Meet Wendy Odell Magus, CFE, Vice President of Marketing for Kiddie Academy. Wendy takes us on a journey to bring a classic brand into the digital economy. In this edition of CMO Outlook she discusses balancing brand resources with franchisee needs to create the ideal environment for driving qualified prospect leads into Academies.
CMOO: It’s been more than 7 years with Kiddie Academy, where did it all start?
WOM: Coming from Sylvan Learning, I understood the parent audience and how they went about selecting services for their families. This selection behavior was shifting online, and I knew that our opportunity lay in diversifying the marketing mix, integrating digital. That was the biggest gap in my mind–defining our target’s digital journey and developing integrated programs to surround our prospective customers.
CMOO: How do you determine what activities your home office team should handle and what franchisees should handle at the local level?
WOM: The home office has to ‘own’ things that are critical to the growth of our brand. These things, like PPC for example, need a global, consistent strategy. This can’t be accomplished by running hundreds of individual franchisee campaigns, even if they were all executing perfectly. When we decided to bring digital diversity to the marketing mix, we also decided that it needed to be from a national perspective first, to provide the strategic context for everything that comes after.
CMOO: How does social play into all of this?
WOM: Shortly after joining Kiddie Academy, the marketing team said, “okay, Facebook is big.” Parents/moms are ‘super users’ of Facebook. Our franchisees were seeing Facebook as a place to engage with moms, and moms were talking about us on Facebook. But it didn’t have the control that traditional marketing channels allow. So we developed our own strategy, which has evolved over time.
We encourage our franchisees to manage their own FB pages. A lot of brands do it for them, but I don’t think that’s the best model because social is so personal. Starting from the needs/wants of the audience, we layer together content from a brand perspective, a category perspective and an individual franchisee perspective.
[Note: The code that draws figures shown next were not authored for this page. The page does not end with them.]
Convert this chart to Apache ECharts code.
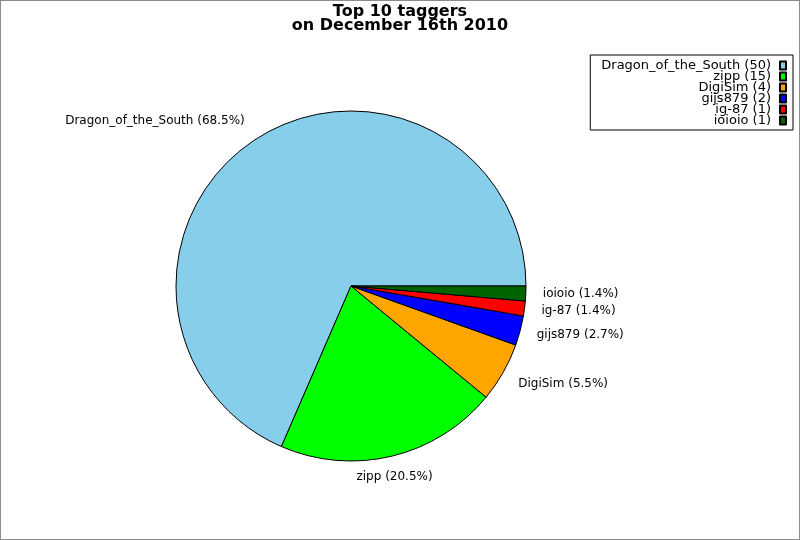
<!DOCTYPE html>
<html>
<head lang="en">
<meta charset="UTF-8">
<title>Top 10 taggers</title>
<script type="text/javascript" src="https://cdn.jsdelivr.net/npm/echarts@6/dist/echarts.min.js"></script>
<style>
	html, body { margin: 0; padding: 0; background: #fff; }
	#chart { width: 800px; height: 540px; box-sizing: border-box; border: 1px solid #8c8c8c; }
</style>
</head>
<body>
	<div id="chart"></div>
	<script type="text/javascript">
		// data
		var taggers = [ 'Dragon_of_the_South', 'zipp', 'DigiSim', 'gijs879', 'ig-87', 'ioioio' ];
		var tagCounts = [ 50, 15, 4, 2, 1, 1 ];
		var sliceColors = [ '#87ceeb', '#00ff00', '#ffa500', '#0000ff', '#ff0000', '#006400' ];

		var counts = {};
		var total = 0;
		var pieData = [];
		for ( var i = 0; i < taggers.length; i++) {
			counts[taggers[i]] = tagCounts[i];
			total += tagCounts[i];
			pieData.push({
				name : taggers[i],
				value : tagCounts[i],
				itemStyle : { color : sliceColors[i] }
			});
		}

		var chart = echarts.init(document.getElementById('chart'));
		var font = 'DejaVu Sans';

		option = {
			animation : false,
			title : {
				text : 'Top 10 taggers\non December 16th 2010',
				left : 'center',
				top : 4,
				padding : 0,
				textStyle : {
					fontFamily : font,
					fontSize : 16,
					fontWeight : 'bold',
					lineHeight : 14,
					color : '#000'
				}
			},
			legend : {
				orient : 'vertical',
				right : 6,
				top : 54,
				align : 'right',
				itemGap : -2,
				itemWidth : 6,
				itemHeight : 8,
				padding : [ 4, 6, 3, 11 ],
				borderColor : '#000',
				borderWidth : 1,
				icon : 'rect',
				data : taggers,
				formatter : function(name) {
					return name + ' (' + counts[name] + ')';
				},
				textStyle : {
					fontFamily : font,
					fontSize : 13,
					lineHeight : 10,
					color : '#000',
					padding : [ 0, 4, 0, 0 ]
				}
			},
			series : [ {
				type : 'pie',
				center : [ 350, 285 ],
				radius : 175,
				startAngle : 0,
				clockwise : false,
				avoidLabelOverlap : false,
				itemStyle : {
					borderColor : '#000',
					borderWidth : 1
				},
				label : {
					show : true,
					position : 'outside',
					distanceToLabelLine : 2,
					fontFamily : font,
					fontSize : 12,
					color : '#000',
					formatter : function(p) {
						return p.name + ' (' + (p.value / total * 100).toFixed(1) + '%)';
					}
				},
				labelLine : {
					show : false,
					length : 15,
					length2 : 0
				},
				labelLayout : function(params) {
					// small nudges so the labels sit as in the picture
					if (params.dataIndex === 0) {
						return { dy : -6 };
					}
					if (params.dataIndex === 1) {
						return { align : 'center', dx : -3, dy : 6 };
					}
					if (params.dataIndex === 2) {
						return { dy : 4 };
					}
					return {};
				},
				data : pieData
			} ]
		};
		chart.setOption(option);
	</script>
</body>
</html>
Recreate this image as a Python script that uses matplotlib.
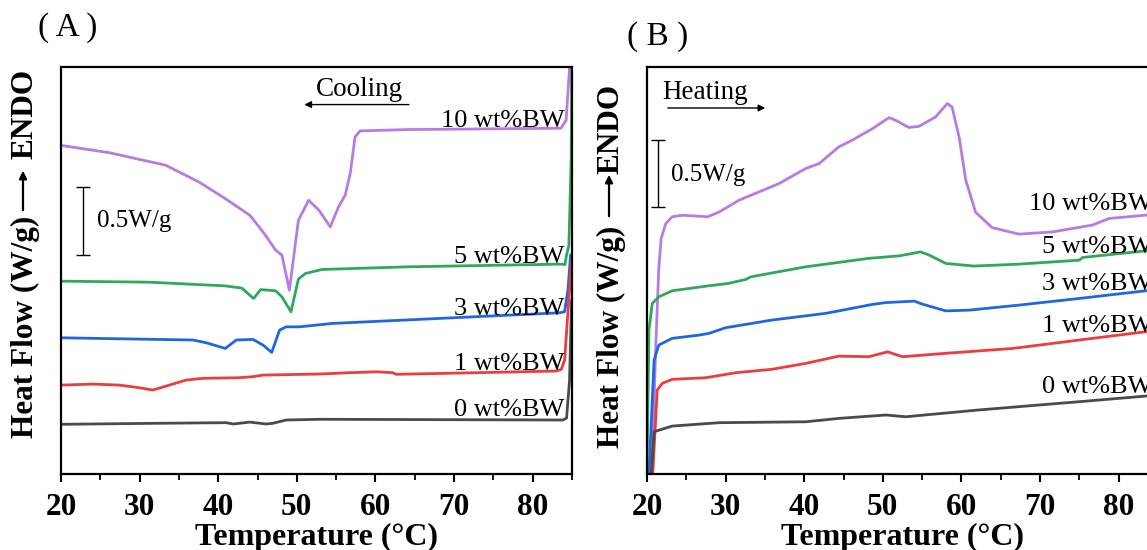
import matplotlib
matplotlib.use("Agg")
import matplotlib.pyplot as plt
from matplotlib.patches import FancyArrowPatch
from matplotlib.ticker import MultipleLocator

plt.rcParams["font.family"] = ["Liberation Serif", "DejaVu Serif"]

# ---- (A) cooling curves: temperature (C) and heat flow (W/g, stacked) ----
cool_10_t = [20.0, 26.2, 33.3, 37.6, 40.9, 44.0, 45.2, 46.0, 47.3, 48.1, 49.05, 50.2, 51.5, 52.8,
             54.25, 55.3, 56.15, 56.8, 57.4, 58.05, 64.2, 83.6, 84.25, 84.7, 84.8]
cool_10_q = [2.08, 2.03, 1.946, 1.831, 1.72, 1.608, 1.529, 1.473, 1.372, 1.338, 1.101, 1.574, 1.709,
             1.642, 1.529, 1.664, 1.743, 1.892, 2.137, 2.178, 2.187, 2.196, 2.25, 2.61, 3.0]
cool_5_t = [20.0, 31.2, 40.9, 43.0, 44.5, 45.4, 47.3, 48.1, 49.25, 50.2, 51.1, 53.2,
            64.2, 83.6, 84.1, 84.3, 84.6, 84.9, 85.0]
cool_5_q = [1.162, 1.155, 1.130, 1.115, 1.045, 1.105, 1.097, 1.056, 0.955, 1.176, 1.214, 1.241,
            1.259, 1.277, 1.274, 1.338, 1.40, 2.0, 3.0]
cool_3_t = [20.0, 36.8, 38.5, 40.9, 42.3, 44.4, 45.7, 46.8, 47.8, 48.65, 50.3, 54.5,
            83.4, 84.06, 84.48, 84.82]
cool_3_q = [0.779, 0.764, 0.745, 0.707, 0.764, 0.768, 0.730, 0.680, 0.831, 0.853, 0.853, 0.876,
            0.948, 0.955, 1.101, 1.338]
cool_1_t = [20.0, 24.05, 27.4, 29.6, 31.7, 33.4, 35.9, 38.0, 42.7, 44.4, 45.7, 52.9,
            56.7, 60.1, 62.2, 62.65, 83.0, 83.64, 84.06, 84.5, 84.95]
cool_1_q = [0.459, 0.466, 0.459, 0.444, 0.426, 0.453, 0.493, 0.505, 0.509, 0.516, 0.527, 0.534,
            0.543, 0.549, 0.543, 0.532, 0.554, 0.566, 0.628, 0.966, 1.304]
cool_0_t = [20.0, 32.5, 41.0, 41.9, 44.0, 46.1, 46.95, 48.65, 52.9, 83.84, 84.31, 84.69, 84.95]
cool_0_q = [0.194, 0.201, 0.205, 0.196, 0.209, 0.196, 0.201, 0.223, 0.228, 0.223, 0.236, 0.493, 1.03]

# ---- (B) heating curves ----
heat_10_t = [20.6, 21.1, 21.5, 21.8, 22.4, 23.2, 24.5, 27.7, 29.2, 31.7, 36.8, 40.2, 41.9,
             44.4, 46.1, 48.7, 50.8, 51.8, 53.3, 54.6, 56.7, 58.2, 58.8, 59.7, 60.55, 61.8,
             63.9, 67.3, 71.6, 76.65, 78.8, 83.45, 85.0]
heat_10_q = [-0.2, 0.70, 1.25, 1.45, 1.552, 1.597, 1.608, 1.597, 1.630, 1.709, 1.822, 1.924, 1.957,
             2.070, 2.115, 2.194, 2.268, 2.245, 2.201, 2.209, 2.272, 2.363, 2.340, 2.137, 1.845, 1.628,
             1.524, 1.480, 1.495, 1.541, 1.586, 1.608, 1.62]
heat_5_t = [20.0, 20.25, 20.67, 21.5, 23.2, 27.5, 30.4, 32.6, 33.2, 40.2, 48.2, 52.1, 54.8,
            55.9, 58.0, 61.6, 67.3, 75.0, 75.4, 83.45, 85.0]
heat_5_q = [-0.1, 0.831, 1.011, 1.056, 1.097, 1.128, 1.147, 1.174, 1.191, 1.259, 1.316, 1.333, 1.360,
            1.338, 1.282, 1.264, 1.277, 1.304, 1.322, 1.367, 1.375]
heat_3_t = [20.2, 20.9, 21.5, 23.2, 26.6, 27.9, 30.0, 35.9, 42.7, 44.4, 48.7, 50.4, 54.0,
            55.0, 58.0, 61.0, 67.3, 75.0, 83.45, 85.0]
heat_3_q = [-0.2, 0.628, 0.730, 0.775, 0.797, 0.809, 0.847, 0.899, 0.944, 0.961, 1.005, 1.017, 1.027,
            1.007, 0.961, 0.966, 1.0, 1.045, 1.097, 1.107]
heat_1_t = [20.67, 21.3, 21.95, 23.2, 27.5, 31.3, 35.9, 40.2, 44.4, 48.2, 50.6, 52.5, 58.0,
            66.5, 75.0, 83.45, 85.0]
heat_1_q = [-0.2, 0.426, 0.471, 0.498, 0.509, 0.543, 0.566, 0.606, 0.655, 0.651, 0.684, 0.651, 0.674,
            0.707, 0.764, 0.820, 0.83]
heat_0_t = [20.47, 20.9, 23.2, 29.2, 40.2, 44.4, 50.4, 52.9, 62.2, 75.0, 83.45, 85.0]
heat_0_q = [-0.2, 0.144, 0.182, 0.205, 0.211, 0.234, 0.257, 0.245, 0.291, 0.347, 0.385, 0.395]

series_names = ["10 wt%BW", "5 wt%BW", "3 wt%BW", "1 wt%BW", "0 wt%BW"]
colors = ["#B47CE4", "#2FA85C", "#1F66E0", "#EE3B3B", "#4A4A4A"]
label_y_a = [2.203, 1.284, 0.932, 0.561, 0.25]
label_y_b = [1.642, 1.353, 1.101, 0.820, 0.403]

cool_sets = [(cool_10_t, cool_10_q), (cool_5_t, cool_5_q), (cool_3_t, cool_3_q),
             (cool_1_t, cool_1_q), (cool_0_t, cool_0_q)]
heat_sets = [(heat_10_t, heat_10_q), (heat_5_t, heat_5_q), (heat_3_t, heat_3_q),
             (heat_1_t, heat_1_q), (heat_0_t, heat_0_q)]

W, H = 1147, 550
fig = plt.figure(figsize=(W / 100, H / 100), dpi=100)


def px_axes(left, top, right, bottom):
    return fig.add_axes([left / W, 1 - bottom / H, (right - left) / W, (bottom - top) / H])


def style_axes(ax):
    ax.set_xlim(20, 85)
    ax.set_ylim(-0.142, 2.61)
    ax.xaxis.set_major_locator(MultipleLocator(10))
    ax.xaxis.set_minor_locator(MultipleLocator(5))
    ax.set_yticks([])
    ax.tick_params(axis="x", which="major", direction="out", length=6, width=1.5,
                   labelsize=22.5, pad=8)
    ax.tick_params(axis="x", which="minor", direction="out", length=4, width=1.3)
    for lab in ax.get_xticklabels():
        lab.set_fontweight("bold")
    for sp in ax.spines.values():
        sp.set_linewidth(1.6)
    ax.set_xlabel("Temperature (°C)", fontsize=23, fontweight="bold", labelpad=0)


axA = px_axes(61, 67, 572, 474)
axB = px_axes(647, 67, 1158, 474)

for (t, q), c in zip(cool_sets, colors):
    axA.plot(t, q, color=c, lw=2.0, solid_joinstyle="round")
for (t, q), c in zip(heat_sets, colors):
    axB.plot(t, q, color=c, lw=2.0, solid_joinstyle="round")

for ax in (axA, axB):
    style_axes(ax)

for name, ya, yb in zip(series_names, label_y_a, label_y_b):
    axA.text(84.05, ya, name, fontsize=19, ha="right", va="baseline")
    axB.text(84.3, yb, name, fontsize=19, ha="right", va="baseline")

# scale bars (0.5 W/g)
axA.errorbar([22.8], [1.341], yerr=[[0.0], [0.456]], color="black", lw=1, capsize=5, capthick=1)
axA.text(24.6, 1.568, "0.5W/g", fontsize=18, va="center")
axB.errorbar([21.4], [1.664], yerr=[[0.0], [0.451]], color="black", lw=1, capsize=5, capthick=1)
axB.text(23.1, 1.877, "0.5W/g", fontsize=18, va="center")

# process direction arrows
axA.text(57.9, 2.412, "Cooling", fontsize=19.5, ha="center", va="baseline")
axA.annotate("", xy=(50.6, 2.356), xytext=(64.6, 2.356),
             arrowprops=dict(arrowstyle="-|>", lw=1, color="black", mutation_scale=10))
axB.text(22.0, 2.397, "Heating", fontsize=19.5, ha="left", va="baseline")
axB.annotate("", xy=(35.4, 2.333), xytext=(22.3, 2.333),
             arrowprops=dict(arrowstyle="-|>", lw=1, color="black", mutation_scale=10))

# y labels: Heat Flow (W/g) --> ENDO
for xc, xa, yc_hf, y_arrow0, y_arrow1, yc_endo in [(25, 23, 327, 213, 168, 113.5),
                                                   (611, 609, 337, 219, 172, 129)]:
    fig.text(xc / W, 1 - yc_hf / H, "Heat Flow (W/g)", rotation=90, fontsize=22.5,
             fontweight="bold", ha="center", va="center")
    fig.text(xc / W, 1 - yc_endo / H, "ENDO", rotation=90, fontsize=22.5,
             fontweight="bold", ha="center", va="center")
    fig.add_artist(FancyArrowPatch(
        (xa / W, 1 - y_arrow0 / H), (xa / W, 1 - y_arrow1 / H),
        transform=fig.transFigure, arrowstyle="-|>", mutation_scale=11, lw=1.6, color="black"))

fig.text(38 / W, 1 - 28 / H, "( A )", fontsize=24, va="center")
fig.text(627 / W, 1 - 37 / H, "( B )", fontsize=24, va="center")

fig.savefig("out.png", dpi=100)
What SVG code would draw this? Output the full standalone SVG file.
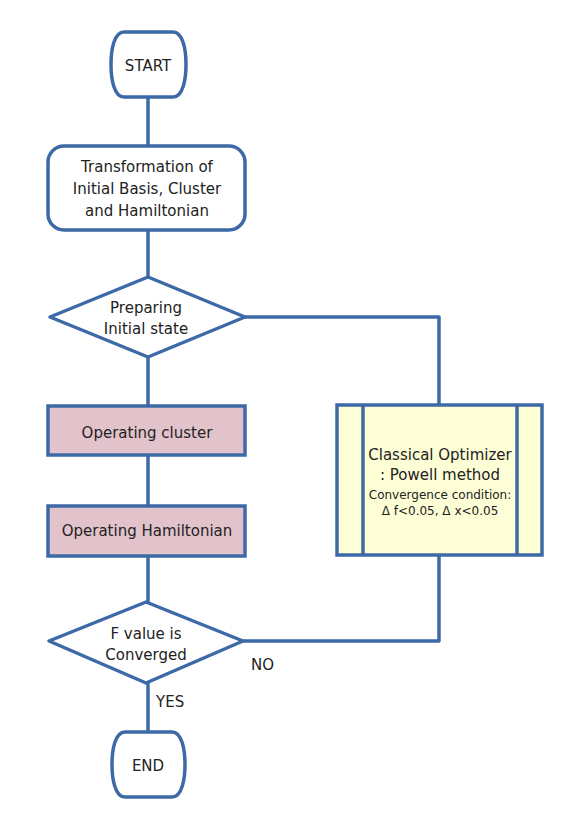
<svg xmlns="http://www.w3.org/2000/svg" width="579" height="819" viewBox="0 0 579 819">
<style>
.s{fill:none;stroke:#3d6aa6;stroke-width:3.5;stroke-linejoin:round}
.w{fill:#ffffff;stroke:#3d6aa6;stroke-width:3.5;stroke-linejoin:round}
.p{fill:#e2c3cc;stroke:#3d6aa6;stroke-width:3.5}
.y{fill:#fefed6;stroke:#3d6aa6;stroke-width:3.5}
text{font-family:"DejaVu Sans","Liberation Sans",sans-serif;font-size:15px;fill:#222;text-anchor:middle}
.sm{font-size:12px}
.lb{text-anchor:start}
</style>
<rect width="579" height="819" fill="#ffffff"/>
<g id="connectors" class="s">
<line x1="148" y1="97" x2="148" y2="146"/>
<line x1="148" y1="230" x2="148" y2="277"/>
<line x1="148" y1="357" x2="148" y2="406"/>
<line x1="148" y1="455" x2="148" y2="506"/>
<line x1="148" y1="556" x2="148" y2="602"/>
<line x1="148" y1="683" x2="148" y2="732"/>
<polyline points="245,317 439,317 439,405"/>
<polyline points="439,555 439,641 243,641"/>
</g>
<g id="start">
<path class="w" d="M124,32 H173 C183,32 186,50 186,64.5 C186,79 183,97 173,97 H124 C114,97 111,79 111,64.5 C111,50 114,32 124,32 Z"/>
<text x="148" y="71">START</text>
</g>
<g id="transform">
<rect class="w" x="48" y="146" width="197" height="84" rx="16"/>
<text x="147" y="172">Transformation of</text>
<text x="147" y="194">Initial Basis, Cluster</text>
<text x="147" y="216">and Hamiltonian</text>
</g>
<g id="prepare">
<polygon class="w" points="148,277 245,317 148,357 50,317"/>
<text x="146" y="313">Preparing</text>
<text x="146" y="334">Initial state</text>
</g>
<g id="cluster">
<rect class="p" x="48" y="406" width="197" height="49"/>
<text x="147" y="438">Operating cluster</text>
</g>
<g id="hamiltonian">
<rect class="p" x="48" y="506" width="197" height="50"/>
<text x="147" y="536">Operating Hamiltonian</text>
</g>
<g id="optimizer">
<rect class="y" x="337" y="405" width="205" height="150"/>
<line class="s" x1="363" y1="405" x2="363" y2="555"/>
<line class="s" x1="517" y1="405" x2="517" y2="555"/>
<text x="440" y="460">Classical Optimizer</text>
<text x="440" y="480">: Powell method</text>
<text class="sm" x="440" y="499">Convergence condition:</text>
<text class="sm" x="440" y="515">Δ f&lt;0.05,  Δ x&lt;0.05</text>
</g>
<g id="converged">
<polygon class="w" points="146,602 243,641 146,683 49,641"/>
<text x="146" y="639">F value is</text>
<text x="146" y="660">Converged</text>
</g>
<g id="end">
<path class="w" d="M125,732 H172 C182,732 185,750 185,764.5 C185,779 182,797 172,797 H125 C115,797 112,779 112,764.5 C112,750 115,732 125,732 Z"/>
<text x="148" y="771">END</text>
</g>
<g id="labels">
<text class="lb" x="251" y="670">NO</text>
<text class="lb" x="156" y="707">YES</text>
</g>
</svg>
That way we keep franchisees focused on the content that is most important to their customers and we can fill the gaps from a brand perspective.
CMOO: Of your online marketing mix, what aspect is most important?
WOM: The ‘holy grail’ is that perfect online search results page–one where we’re listed somewhere in the sponsored ads, in the 6-pack, and showing up in the top of organic. Also, getting the maps correct, because those listings are what customers are clicking on the most. The whole local listings section is really what mobile is all about. More and more of our website traffic is coming from mobile so having the correct, rich data there, is most important from an online perspective.
CMOO: Are unique customer experiences important?
WOM: Our franchisees are aware of their marketplace and many adjust their marketing mix to suit. We support franchisees who want to test new strategies, so long as the strategies won’t harm the brand. We review results and share best practices across our community. When new ideas work, we figure out how to scale them so the whole community benefits. Great ideas come from every facet of our system.
CMOO: How have you seen competitors react or is that even an issue?
WOM: I’m not big on following the competition. I’m big on saying ‘where do we need to go’ and then getting us there.
CMOO: What’s been the impact on business results?
WOM: We were looking at positive same store growth in the high single digits, year over year, even as we went through the economic downturn. Now we’re up into the double digits. We’ve analyzed how long it takes to achieve utilization levels that allow the academy to be cash flow positive. We’re using that as a barometer for measuring the impact of their marketing. There are so many layers that go into calculating this, because it’s not just how many leads they got, but also, did that franchisee convert those leads.
CMOO: So what’s next?
WOM: We need to solve mobile. I think it’s a challenge across the board for brands, because mobile tends to be more of a branding play than a transactional play for purchases that are considered—like child care. So many people are engaging with us and our academies on mobile devices. We want our mobile experience to provide customers with added value, some kind of utility that makes engaging with us easy and worthwhile.
CMOO: What advice would you have for marketers stewarding established brands?
WOM: Know your customer and their behavior. Understand how they engage with you and your services. Give them what they want.